Apropos Röstung: Zu welcher Liga gehören wir? Hell, medium, dunkel – verwirrend genug für den Laien. Wir halten uns, was den Charakter unseres Röstkaffees angeht, an die „Mitte“. Eigentlich ein Spagat, um einerseits der persönlichen Note der Bohne gerecht zu werden und andererseits geschmacklich ein breites Kundenspektrum anzusprechen. Die „Mitte“ hätten wir, die gibt es sowohl für Espresso als auch für Filterkaffee, und um das Ganze noch komplizierter zu gestalten, als Omni-Roast. Ein Omni-Roast ist sowohl für Espresso als auch für Filterkaffee geeignet. Die Grenzen sind fließend, Begriffe schwirren durch die Luft und aus dem Nichts taucht „Cold Brew“ als erfrischend samtiger Sommerdrink auf. Dabei handelt sich nicht um ein Craft-Beer, sondern tatsächlich um kalten Kaffee. Da kräuseln sich leicht die Lippen, kennt man doch den kalten, bitteren Kaffee von der Oma, der sich nur noch als Eiskaffee mit viel Vanille-Eis und Sahne irgendwie verwerten lässt. Der einzige Richtwert: der persönliche Geschmack.

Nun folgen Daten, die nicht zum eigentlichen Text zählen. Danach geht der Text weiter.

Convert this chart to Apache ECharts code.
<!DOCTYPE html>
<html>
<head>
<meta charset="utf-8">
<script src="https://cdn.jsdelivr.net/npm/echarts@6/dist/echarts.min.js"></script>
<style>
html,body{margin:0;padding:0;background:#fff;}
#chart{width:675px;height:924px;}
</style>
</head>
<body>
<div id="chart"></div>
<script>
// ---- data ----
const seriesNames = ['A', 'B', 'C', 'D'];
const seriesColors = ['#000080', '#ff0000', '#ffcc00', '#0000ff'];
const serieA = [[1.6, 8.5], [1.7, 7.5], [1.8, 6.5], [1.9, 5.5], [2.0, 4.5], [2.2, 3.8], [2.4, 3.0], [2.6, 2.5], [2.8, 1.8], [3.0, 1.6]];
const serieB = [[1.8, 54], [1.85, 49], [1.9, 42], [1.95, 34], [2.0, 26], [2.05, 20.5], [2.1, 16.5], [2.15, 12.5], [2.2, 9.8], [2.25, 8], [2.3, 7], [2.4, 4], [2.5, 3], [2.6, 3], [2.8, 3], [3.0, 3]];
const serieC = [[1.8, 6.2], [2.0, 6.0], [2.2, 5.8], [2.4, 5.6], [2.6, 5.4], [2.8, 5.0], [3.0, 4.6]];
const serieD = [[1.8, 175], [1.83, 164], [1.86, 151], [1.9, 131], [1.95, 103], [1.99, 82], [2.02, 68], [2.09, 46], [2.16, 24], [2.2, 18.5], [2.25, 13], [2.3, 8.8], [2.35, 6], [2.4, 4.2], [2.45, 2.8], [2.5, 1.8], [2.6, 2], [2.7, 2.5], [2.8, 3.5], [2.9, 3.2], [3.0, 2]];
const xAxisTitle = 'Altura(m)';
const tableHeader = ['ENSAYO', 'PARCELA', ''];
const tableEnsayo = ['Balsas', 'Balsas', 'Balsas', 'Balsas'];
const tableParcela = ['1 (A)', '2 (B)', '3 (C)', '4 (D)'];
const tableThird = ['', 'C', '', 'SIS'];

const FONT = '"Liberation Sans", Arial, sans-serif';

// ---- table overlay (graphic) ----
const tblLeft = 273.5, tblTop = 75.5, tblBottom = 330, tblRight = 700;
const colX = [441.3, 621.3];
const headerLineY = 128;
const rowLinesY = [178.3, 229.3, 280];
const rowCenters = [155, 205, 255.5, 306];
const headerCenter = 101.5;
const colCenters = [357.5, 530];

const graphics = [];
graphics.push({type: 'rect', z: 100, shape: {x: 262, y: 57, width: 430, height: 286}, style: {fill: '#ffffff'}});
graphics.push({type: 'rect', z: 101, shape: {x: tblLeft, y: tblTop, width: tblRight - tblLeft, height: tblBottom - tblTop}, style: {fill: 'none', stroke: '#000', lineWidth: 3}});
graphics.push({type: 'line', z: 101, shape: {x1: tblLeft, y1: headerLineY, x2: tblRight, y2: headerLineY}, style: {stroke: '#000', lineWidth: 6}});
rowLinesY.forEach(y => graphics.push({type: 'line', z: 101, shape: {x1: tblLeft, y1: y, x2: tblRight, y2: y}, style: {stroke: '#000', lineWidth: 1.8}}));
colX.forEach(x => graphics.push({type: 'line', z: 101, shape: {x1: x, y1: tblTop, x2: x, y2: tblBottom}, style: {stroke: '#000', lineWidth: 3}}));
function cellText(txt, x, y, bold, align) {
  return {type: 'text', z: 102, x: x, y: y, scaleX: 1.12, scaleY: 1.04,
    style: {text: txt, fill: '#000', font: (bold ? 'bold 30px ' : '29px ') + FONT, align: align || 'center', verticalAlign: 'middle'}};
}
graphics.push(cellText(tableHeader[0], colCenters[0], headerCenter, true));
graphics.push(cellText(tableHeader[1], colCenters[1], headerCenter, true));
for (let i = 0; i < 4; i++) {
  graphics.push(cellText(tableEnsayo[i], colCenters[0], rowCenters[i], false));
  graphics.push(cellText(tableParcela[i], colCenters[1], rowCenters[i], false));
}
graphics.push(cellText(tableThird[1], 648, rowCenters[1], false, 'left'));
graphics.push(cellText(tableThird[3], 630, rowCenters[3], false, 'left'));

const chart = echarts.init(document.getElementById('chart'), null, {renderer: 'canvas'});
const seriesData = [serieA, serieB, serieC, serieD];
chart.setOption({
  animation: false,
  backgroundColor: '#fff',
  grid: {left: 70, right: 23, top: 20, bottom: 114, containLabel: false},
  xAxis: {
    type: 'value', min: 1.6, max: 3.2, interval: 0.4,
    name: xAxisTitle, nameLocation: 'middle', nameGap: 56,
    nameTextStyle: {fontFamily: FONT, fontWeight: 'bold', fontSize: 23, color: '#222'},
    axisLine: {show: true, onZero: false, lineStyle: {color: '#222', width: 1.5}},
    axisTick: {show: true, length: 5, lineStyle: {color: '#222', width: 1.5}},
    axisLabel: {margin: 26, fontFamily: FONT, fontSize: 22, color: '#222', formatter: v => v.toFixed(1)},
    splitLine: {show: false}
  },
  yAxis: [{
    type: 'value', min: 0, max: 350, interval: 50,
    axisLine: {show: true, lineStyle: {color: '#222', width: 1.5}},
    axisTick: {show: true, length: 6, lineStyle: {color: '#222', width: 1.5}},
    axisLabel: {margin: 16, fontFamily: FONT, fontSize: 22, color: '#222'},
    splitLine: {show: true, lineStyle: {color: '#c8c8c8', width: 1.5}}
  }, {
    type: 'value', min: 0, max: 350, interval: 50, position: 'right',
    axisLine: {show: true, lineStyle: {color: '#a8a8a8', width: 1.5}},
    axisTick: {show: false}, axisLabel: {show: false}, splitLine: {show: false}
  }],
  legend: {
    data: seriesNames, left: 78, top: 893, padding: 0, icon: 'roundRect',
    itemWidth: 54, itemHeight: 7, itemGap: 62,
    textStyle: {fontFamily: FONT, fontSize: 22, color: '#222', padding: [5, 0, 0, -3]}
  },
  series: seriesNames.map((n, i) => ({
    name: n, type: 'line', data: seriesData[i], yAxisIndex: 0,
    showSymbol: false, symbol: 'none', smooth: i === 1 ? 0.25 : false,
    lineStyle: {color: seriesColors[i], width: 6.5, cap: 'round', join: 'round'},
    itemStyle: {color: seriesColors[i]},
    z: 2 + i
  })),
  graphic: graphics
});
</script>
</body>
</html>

Wir sind noch lange nicht fertig mit diesem schier unerschöpflichen Thema Kaffee. Es gibt kaum ein größeres Kompliment, wenn Kunden verschämt gestehen, dass sie beim Kaffeekauf fremd gegangen sind und mit überzeugter Erleichterung zu ihrem nach subjektivem Empfinden besten Kaffee, dem „Vogelmaier“ zurückkehren. So bleiben wir mit Freude und Dankbarkeit dran, denn eins ist gewiss: Wir leben Kaffee.